----- DATA -----
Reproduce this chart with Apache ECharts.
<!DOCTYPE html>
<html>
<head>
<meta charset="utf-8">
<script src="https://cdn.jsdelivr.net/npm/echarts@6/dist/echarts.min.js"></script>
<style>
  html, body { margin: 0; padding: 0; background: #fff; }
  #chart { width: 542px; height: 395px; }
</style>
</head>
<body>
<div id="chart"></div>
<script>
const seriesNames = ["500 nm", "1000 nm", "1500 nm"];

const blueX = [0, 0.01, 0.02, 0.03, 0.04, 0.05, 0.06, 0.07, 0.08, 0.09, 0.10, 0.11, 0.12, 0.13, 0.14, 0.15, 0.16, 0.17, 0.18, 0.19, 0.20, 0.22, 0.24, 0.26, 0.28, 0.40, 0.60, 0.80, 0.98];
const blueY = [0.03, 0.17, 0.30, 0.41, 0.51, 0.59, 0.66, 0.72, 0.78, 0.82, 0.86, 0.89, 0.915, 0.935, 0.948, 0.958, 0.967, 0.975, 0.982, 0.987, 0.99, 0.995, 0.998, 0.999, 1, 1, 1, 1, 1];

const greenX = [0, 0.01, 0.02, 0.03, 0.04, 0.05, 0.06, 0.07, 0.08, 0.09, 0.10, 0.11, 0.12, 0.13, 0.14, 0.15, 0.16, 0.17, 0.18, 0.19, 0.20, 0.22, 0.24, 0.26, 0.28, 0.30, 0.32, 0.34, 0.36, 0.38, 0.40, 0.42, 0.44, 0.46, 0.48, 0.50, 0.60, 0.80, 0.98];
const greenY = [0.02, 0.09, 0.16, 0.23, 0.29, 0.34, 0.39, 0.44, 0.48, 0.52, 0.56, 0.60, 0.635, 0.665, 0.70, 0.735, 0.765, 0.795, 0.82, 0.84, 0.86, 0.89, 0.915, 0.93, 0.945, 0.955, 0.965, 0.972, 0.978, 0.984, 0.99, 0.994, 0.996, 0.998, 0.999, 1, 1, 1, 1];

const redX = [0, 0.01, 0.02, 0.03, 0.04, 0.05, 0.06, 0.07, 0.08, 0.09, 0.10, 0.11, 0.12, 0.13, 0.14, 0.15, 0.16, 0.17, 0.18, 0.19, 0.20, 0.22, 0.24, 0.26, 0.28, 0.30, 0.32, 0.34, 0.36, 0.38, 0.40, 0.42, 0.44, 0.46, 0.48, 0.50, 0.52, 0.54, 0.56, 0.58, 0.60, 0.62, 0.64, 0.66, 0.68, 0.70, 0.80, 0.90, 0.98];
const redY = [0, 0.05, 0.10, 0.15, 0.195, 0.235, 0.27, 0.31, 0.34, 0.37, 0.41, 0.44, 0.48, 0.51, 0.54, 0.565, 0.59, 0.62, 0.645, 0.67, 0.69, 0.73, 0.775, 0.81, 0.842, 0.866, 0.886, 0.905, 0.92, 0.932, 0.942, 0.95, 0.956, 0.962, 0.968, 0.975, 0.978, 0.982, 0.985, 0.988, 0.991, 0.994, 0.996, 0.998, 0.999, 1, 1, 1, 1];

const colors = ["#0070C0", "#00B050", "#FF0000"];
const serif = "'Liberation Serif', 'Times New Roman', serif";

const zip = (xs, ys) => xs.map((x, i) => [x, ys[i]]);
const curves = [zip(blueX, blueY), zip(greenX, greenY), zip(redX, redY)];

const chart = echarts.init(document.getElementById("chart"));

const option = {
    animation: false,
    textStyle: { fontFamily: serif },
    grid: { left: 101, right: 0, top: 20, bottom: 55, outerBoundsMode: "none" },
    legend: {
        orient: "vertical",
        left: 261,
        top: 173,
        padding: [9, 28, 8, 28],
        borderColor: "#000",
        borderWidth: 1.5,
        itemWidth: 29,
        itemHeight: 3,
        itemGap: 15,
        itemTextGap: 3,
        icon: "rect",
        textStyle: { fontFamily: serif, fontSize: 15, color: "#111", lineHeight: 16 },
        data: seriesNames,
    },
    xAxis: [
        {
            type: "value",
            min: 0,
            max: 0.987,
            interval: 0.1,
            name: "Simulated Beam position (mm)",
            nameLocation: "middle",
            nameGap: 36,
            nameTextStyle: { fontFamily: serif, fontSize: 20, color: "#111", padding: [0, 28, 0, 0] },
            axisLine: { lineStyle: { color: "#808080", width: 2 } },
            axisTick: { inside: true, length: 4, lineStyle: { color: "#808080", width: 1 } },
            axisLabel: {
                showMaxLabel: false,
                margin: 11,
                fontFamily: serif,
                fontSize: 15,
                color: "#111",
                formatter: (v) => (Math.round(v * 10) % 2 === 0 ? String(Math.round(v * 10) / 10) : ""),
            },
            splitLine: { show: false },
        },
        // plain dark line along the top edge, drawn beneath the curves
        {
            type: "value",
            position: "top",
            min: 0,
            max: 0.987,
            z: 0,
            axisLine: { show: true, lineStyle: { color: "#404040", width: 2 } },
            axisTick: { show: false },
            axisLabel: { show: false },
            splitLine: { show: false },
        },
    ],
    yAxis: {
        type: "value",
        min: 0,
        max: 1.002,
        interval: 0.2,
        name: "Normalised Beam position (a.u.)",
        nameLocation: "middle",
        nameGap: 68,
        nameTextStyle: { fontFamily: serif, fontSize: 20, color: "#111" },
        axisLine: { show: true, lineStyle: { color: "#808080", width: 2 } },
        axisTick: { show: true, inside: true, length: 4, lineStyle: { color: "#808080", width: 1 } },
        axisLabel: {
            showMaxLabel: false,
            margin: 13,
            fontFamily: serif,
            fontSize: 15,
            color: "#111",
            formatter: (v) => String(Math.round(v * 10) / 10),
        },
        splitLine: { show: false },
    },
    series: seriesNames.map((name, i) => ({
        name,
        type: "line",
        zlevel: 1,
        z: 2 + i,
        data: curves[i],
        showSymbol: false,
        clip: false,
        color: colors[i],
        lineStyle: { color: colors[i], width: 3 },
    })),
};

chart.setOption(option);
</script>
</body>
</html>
-----
Faithfully transcribe the whole of the data.

Reproduce this chart with Apache ECharts.
<!DOCTYPE html>
<html>
<head>
<meta charset="utf-8">
<script src="https://cdn.jsdelivr.net/npm/echarts@6/dist/echarts.min.js"></script>
<style>
  html, body { margin: 0; padding: 0; background: #fff; }
  #chart { width: 542px; height: 395px; }
</style>
</head>
<body>
<div id="chart"></div>
<script>
const seriesNames = ["500 nm", "1000 nm", "1500 nm"];

const blueX = [0, 0.01, 0.02, 0.03, 0.04, 0.05, 0.06, 0.07, 0.08, 0.09, 0.10, 0.11, 0.12, 0.13, 0.14, 0.15, 0.16, 0.17, 0.18, 0.19, 0.20, 0.22, 0.24, 0.26, 0.28, 0.40, 0.60, 0.80, 0.98];
const blueY = [0.03, 0.17, 0.30, 0.41, 0.51, 0.59, 0.66, 0.72, 0.78, 0.82, 0.86, 0.89, 0.915, 0.935, 0.948, 0.958, 0.967, 0.975, 0.982, 0.987, 0.99, 0.995, 0.998, 0.999, 1, 1, 1, 1, 1];

const greenX = [0, 0.01, 0.02, 0.03, 0.04, 0.05, 0.06, 0.07, 0.08, 0.09, 0.10, 0.11, 0.12, 0.13, 0.14, 0.15, 0.16, 0.17, 0.18, 0.19, 0.20, 0.22, 0.24, 0.26, 0.28, 0.30, 0.32, 0.34, 0.36, 0.38, 0.40, 0.42, 0.44, 0.46, 0.48, 0.50, 0.60, 0.80, 0.98];
const greenY = [0.02, 0.09, 0.16, 0.23, 0.29, 0.34, 0.39, 0.44, 0.48, 0.52, 0.56, 0.60, 0.635, 0.665, 0.70, 0.735, 0.765, 0.795, 0.82, 0.84, 0.86, 0.89, 0.915, 0.93, 0.945, 0.955, 0.965, 0.972, 0.978, 0.984, 0.99, 0.994, 0.996, 0.998, 0.999, 1, 1, 1, 1];

const redX = [0, 0.01, 0.02, 0.03, 0.04, 0.05, 0.06, 0.07, 0.08, 0.09, 0.10, 0.11, 0.12, 0.13, 0.14, 0.15, 0.16, 0.17, 0.18, 0.19, 0.20, 0.22, 0.24, 0.26, 0.28, 0.30, 0.32, 0.34, 0.36, 0.38, 0.40, 0.42, 0.44, 0.46, 0.48, 0.50, 0.52, 0.54, 0.56, 0.58, 0.60, 0.62, 0.64, 0.66, 0.68, 0.70, 0.80, 0.90, 0.98];
const redY = [0, 0.05, 0.10, 0.15, 0.195, 0.235, 0.27, 0.31, 0.34, 0.37, 0.41, 0.44, 0.48, 0.51, 0.54, 0.565, 0.59, 0.62, 0.645, 0.67, 0.69, 0.73, 0.775, 0.81, 0.842, 0.866, 0.886, 0.905, 0.92, 0.932, 0.942, 0.95, 0.956, 0.962, 0.968, 0.975, 0.978, 0.982, 0.985, 0.988, 0.991, 0.994, 0.996, 0.998, 0.999, 1, 1, 1, 1];

const colors = ["#0070C0", "#00B050", "#FF0000"];
const serif = "'Liberation Serif', 'Times New Roman', serif";

const zip = (xs, ys) => xs.map((x, i) => [x, ys[i]]);
const curves = [zip(blueX, blueY), zip(greenX, greenY), zip(redX, redY)];

const chart = echarts.init(document.getElementById("chart"));

const option = {
    animation: false,
    textStyle: { fontFamily: serif },
    grid: { left: 101, right: 0, top: 20, bottom: 55, outerBoundsMode: "none" },
    legend: {
        orient: "vertical",
        left: 261,
        top: 173,
        padding: [9, 28, 8, 28],
        borderColor: "#000",
        borderWidth: 1.5,
        itemWidth: 29,
        itemHeight: 3,
        itemGap: 15,
        itemTextGap: 3,
        icon: "rect",
        textStyle: { fontFamily: serif, fontSize: 15, color: "#111", lineHeight: 16 },
        data: seriesNames,
    },
    xAxis: [
        {
            type: "value",
            min: 0,
            max: 0.987,
            interval: 0.1,
            name: "Simulated Beam position (mm)",
            nameLocation: "middle",
            nameGap: 36,
            nameTextStyle: { fontFamily: serif, fontSize: 20, color: "#111", padding: [0, 28, 0, 0] },
            axisLine: { lineStyle: { color: "#808080", width: 2 } },
            axisTick: { inside: true, length: 4, lineStyle: { color: "#808080", width: 1 } },
            axisLabel: {
                showMaxLabel: false,
                margin: 11,
                fontFamily: serif,
                fontSize: 15,
                color: "#111",
                formatter: (v) => (Math.round(v * 10) % 2 === 0 ? String(Math.round(v * 10) / 10) : ""),
            },
            splitLine: { show: false },
        },
        // plain dark line along the top edge, drawn beneath the curves
        {
            type: "value",
            position: "top",
            min: 0,
            max: 0.987,
            z: 0,
            axisLine: { show: true, lineStyle: { color: "#404040", width: 2 } },
            axisTick: { show: false },
            axisLabel: { show: false },
            splitLine: { show: false },
        },
    ],
    yAxis: {
        type: "value",
        min: 0,
        max: 1.002,
        interval: 0.2,
        name: "Normalised Beam position (a.u.)",
        nameLocation: "middle",
        nameGap: 68,
        nameTextStyle: { fontFamily: serif, fontSize: 20, color: "#111" },
        axisLine: { show: true, lineStyle: { color: "#808080", width: 2 } },
        axisTick: { show: true, inside: true, length: 4, lineStyle: { color: "#808080", width: 1 } },
        axisLabel: {
            showMaxLabel: false,
            margin: 13,
            fontFamily: serif,
            fontSize: 15,
            color: "#111",
            formatter: (v) => String(Math.round(v * 10) / 10),
        },
        splitLine: { show: false },
    },
    series: seriesNames.map((name, i) => ({
        name,
        type: "line",
        zlevel: 1,
        z: 2 + i,
        data: curves[i],
        showSymbol: false,
        clip: false,
        color: colors[i],
        lineStyle: { color: colors[i], width: 3 },
    })),
};

chart.setOption(option);
</script>
</body>
</html>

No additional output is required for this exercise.